The event began with disturbing news reported by the event host, Oscar Chacon (Executive Director of Alianza Americas). He told the audience that Mejia’s family was still receiving death threats for his role of using Radio Progreso to discuss the conditions of Honduras. We also heard that one of Mendoza’s loved one’s passed away from an illness the night before. There before us stood two fearless people, determined to bring a message despite personal loss. The message, simply put, is that Honduras is suffering. Their democracy is being choked and as U.S. citizens we need to hold our government accountable for these actions and demand change. Why is our government still sending military aid to Honduras, a country where activists are met with death (#BertaVive)?.
Overall the event provided a much-needed update on the conditions in Honduras. This is a U.S. concern as well since the people of Honduras need us to stand with them.
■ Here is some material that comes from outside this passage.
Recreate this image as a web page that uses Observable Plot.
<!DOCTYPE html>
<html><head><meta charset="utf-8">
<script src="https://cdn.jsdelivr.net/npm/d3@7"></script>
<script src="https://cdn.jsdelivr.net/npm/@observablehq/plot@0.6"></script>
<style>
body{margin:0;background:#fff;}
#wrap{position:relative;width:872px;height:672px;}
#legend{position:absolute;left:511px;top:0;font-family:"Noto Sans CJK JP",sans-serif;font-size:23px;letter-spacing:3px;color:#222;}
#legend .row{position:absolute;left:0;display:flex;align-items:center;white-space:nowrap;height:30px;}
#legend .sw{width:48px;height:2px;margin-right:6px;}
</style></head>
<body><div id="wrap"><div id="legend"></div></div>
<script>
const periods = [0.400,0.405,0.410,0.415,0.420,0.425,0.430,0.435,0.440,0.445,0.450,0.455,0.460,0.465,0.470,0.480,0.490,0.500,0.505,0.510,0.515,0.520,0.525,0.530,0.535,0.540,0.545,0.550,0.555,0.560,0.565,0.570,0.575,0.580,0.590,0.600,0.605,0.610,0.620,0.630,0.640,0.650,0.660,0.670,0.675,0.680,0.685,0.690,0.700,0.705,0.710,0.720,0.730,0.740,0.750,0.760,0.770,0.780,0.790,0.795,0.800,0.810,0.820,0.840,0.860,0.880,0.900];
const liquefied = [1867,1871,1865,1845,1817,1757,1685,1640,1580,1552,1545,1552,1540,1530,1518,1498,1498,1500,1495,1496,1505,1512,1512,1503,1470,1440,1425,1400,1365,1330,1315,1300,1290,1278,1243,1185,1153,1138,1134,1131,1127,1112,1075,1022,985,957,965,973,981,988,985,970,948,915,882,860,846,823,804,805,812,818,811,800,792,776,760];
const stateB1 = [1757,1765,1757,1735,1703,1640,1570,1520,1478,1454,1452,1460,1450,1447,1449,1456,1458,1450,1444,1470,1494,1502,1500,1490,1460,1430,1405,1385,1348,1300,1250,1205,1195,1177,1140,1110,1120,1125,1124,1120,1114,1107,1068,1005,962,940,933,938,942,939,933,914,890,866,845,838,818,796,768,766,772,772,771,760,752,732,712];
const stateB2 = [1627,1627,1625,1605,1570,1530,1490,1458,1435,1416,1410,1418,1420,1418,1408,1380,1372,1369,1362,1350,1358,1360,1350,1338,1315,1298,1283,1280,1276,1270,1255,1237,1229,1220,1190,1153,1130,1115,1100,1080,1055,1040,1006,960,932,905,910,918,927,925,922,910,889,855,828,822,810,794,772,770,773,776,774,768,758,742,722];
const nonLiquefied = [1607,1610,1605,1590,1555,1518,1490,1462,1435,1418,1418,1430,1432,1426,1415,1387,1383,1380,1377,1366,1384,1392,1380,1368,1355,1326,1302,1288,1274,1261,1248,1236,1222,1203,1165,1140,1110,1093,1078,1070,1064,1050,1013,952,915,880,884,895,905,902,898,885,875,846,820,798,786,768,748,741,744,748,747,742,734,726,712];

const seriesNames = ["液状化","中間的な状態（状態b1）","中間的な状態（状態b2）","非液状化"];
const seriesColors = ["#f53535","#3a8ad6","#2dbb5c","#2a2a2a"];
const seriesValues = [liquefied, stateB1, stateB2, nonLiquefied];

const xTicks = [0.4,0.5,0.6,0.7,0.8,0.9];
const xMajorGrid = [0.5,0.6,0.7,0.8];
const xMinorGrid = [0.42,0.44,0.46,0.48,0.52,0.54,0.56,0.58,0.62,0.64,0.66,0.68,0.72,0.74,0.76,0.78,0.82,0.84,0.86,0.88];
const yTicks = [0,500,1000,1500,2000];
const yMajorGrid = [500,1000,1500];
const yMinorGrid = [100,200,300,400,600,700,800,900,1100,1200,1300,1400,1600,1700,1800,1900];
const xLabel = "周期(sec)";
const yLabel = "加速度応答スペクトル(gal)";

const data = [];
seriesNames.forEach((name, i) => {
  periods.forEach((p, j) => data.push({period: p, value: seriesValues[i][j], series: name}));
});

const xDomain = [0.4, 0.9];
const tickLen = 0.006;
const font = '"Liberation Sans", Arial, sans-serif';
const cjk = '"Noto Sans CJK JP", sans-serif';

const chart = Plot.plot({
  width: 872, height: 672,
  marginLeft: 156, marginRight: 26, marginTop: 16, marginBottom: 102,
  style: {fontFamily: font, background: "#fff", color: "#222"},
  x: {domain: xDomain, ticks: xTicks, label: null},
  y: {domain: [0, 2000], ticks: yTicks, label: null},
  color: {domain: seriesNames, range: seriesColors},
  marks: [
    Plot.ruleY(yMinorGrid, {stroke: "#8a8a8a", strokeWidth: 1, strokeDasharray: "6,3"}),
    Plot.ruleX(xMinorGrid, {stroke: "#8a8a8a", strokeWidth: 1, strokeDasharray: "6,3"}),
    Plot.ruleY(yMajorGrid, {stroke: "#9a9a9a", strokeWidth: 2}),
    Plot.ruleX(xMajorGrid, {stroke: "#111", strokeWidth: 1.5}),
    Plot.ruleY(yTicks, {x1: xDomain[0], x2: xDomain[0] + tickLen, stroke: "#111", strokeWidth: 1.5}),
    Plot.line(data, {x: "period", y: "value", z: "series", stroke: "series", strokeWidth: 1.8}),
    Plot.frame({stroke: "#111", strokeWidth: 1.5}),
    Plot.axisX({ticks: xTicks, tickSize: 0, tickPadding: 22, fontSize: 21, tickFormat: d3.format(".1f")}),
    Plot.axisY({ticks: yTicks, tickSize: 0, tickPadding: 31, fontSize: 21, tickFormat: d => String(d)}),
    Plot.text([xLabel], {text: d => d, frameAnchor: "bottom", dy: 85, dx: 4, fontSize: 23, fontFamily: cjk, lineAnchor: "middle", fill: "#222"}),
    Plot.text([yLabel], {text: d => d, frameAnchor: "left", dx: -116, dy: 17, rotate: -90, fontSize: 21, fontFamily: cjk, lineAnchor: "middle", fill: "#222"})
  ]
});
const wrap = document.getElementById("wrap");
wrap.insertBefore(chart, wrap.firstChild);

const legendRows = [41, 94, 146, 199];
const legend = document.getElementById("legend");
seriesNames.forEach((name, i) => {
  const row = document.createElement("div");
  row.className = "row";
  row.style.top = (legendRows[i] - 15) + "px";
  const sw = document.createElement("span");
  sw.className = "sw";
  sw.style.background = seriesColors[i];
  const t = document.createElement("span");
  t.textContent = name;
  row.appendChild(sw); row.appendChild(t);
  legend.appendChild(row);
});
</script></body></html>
They need us to raise our voices to a level that demands change in U.S. foreign policy. We need to support avenues of authentic journalism like Radio Progreso and the many other organizations in Honduras being harassed in an effort made to silence them. Now more than ever it is important to stand with the people of Honduras.
Catholic Day of Action for Dreamers
The final Tuesday in February was a day of both hope and sorrow. On February 27, Quixote Center staff took part in the Catholic Day of Action for Dreamers, a peaceful protest in Washington, D.C. that encouraged Catholics and non-Catholics to elevate voices in support Dreamers and demand their right to stay in the U.S. The first year of the Trump administration has been a disaster for immigrant families. The administration’s dehumanizing rhetoric and willingness to use families to create a deal for a misconceived border wall is, frankly, disgusting.
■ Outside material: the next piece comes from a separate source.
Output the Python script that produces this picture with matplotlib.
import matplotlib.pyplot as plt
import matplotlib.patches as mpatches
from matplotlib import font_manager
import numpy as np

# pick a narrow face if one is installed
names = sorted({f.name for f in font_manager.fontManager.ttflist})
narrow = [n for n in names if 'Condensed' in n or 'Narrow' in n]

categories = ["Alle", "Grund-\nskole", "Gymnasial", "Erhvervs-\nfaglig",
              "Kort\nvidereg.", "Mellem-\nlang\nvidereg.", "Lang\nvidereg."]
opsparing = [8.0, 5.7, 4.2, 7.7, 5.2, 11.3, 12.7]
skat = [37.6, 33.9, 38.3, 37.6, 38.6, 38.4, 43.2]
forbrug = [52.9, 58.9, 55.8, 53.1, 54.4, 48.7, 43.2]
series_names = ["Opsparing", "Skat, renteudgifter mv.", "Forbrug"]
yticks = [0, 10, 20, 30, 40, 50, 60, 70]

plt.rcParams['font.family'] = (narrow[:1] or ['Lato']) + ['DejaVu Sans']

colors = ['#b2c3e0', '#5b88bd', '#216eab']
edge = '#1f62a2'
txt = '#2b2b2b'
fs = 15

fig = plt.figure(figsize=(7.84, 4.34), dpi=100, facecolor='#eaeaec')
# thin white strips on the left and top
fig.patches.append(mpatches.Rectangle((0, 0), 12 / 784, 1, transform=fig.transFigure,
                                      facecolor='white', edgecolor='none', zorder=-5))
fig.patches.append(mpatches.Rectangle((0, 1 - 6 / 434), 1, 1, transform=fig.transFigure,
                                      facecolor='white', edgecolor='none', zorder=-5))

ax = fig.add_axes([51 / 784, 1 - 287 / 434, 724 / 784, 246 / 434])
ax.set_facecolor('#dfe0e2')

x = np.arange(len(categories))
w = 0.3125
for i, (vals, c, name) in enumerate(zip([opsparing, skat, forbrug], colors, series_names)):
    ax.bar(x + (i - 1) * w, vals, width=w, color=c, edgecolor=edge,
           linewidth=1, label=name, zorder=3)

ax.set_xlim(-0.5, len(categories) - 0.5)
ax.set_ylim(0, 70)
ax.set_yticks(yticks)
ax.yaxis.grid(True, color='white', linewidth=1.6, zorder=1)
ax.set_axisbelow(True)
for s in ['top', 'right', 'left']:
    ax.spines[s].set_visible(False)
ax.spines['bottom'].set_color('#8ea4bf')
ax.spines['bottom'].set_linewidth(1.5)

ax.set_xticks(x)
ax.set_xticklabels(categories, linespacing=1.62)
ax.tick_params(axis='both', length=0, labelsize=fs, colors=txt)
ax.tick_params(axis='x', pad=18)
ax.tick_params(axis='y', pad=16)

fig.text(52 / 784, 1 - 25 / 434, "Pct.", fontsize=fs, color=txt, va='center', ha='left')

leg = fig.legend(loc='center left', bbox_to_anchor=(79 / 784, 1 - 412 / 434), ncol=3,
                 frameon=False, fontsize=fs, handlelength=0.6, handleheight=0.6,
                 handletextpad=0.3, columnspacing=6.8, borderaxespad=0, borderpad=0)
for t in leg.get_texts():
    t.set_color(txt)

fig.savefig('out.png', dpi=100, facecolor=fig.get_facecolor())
The protest was an opportunity to stand with our neighbors, families, and friends who are Dreamers, during this stressful time in their life. Have you ever been in a situation when you didn’t know where you were going to live or have to face the possibility that your family could be split apart? The amount of stress those types of concerns come with is too heavy to bear alone. We need to support immigration reform that leads to paths to citizenship for not only Dreamers but all immigrants who have built lives here.
The number of people that showed up in support of Dreamers was beautiful to witness. There was mass in the morning at St. Peters on Capitol Hill and a rally in front of the Senate building in which different activists spoke about the much-needed change in our immigration policies. The protest eventually moved inside of the Senate building where protesters met in the rotunda to pray. Soon after the prayer, the protest ended with the arrest of approximately 40 nuns.
After the arrest, I saw protest participants walking directly into their state representatives’ offices to discuss the need for a path to citizenship with better immigration reform legislation. I also saw families around the rotunda crying and it dawned on me even more that this is their reality. They are in limbo and it’s SCARY. With our members of Congress failing to support positive immigration reform, and with the current injustices of ICE raids, the voices of immigrants are being ignored.
Overall I’m glad to have been a part of this protest. As a Catholic, a person of color, a first-generation American, and an activist, seeing the nuns being arrested coupled with the families crying made me take a step back to look at the conditions of this country. In the words of Daniel Neri, one of the speakers at the rally, “We are not criminals, we are not rapists, we are good people” (NCR).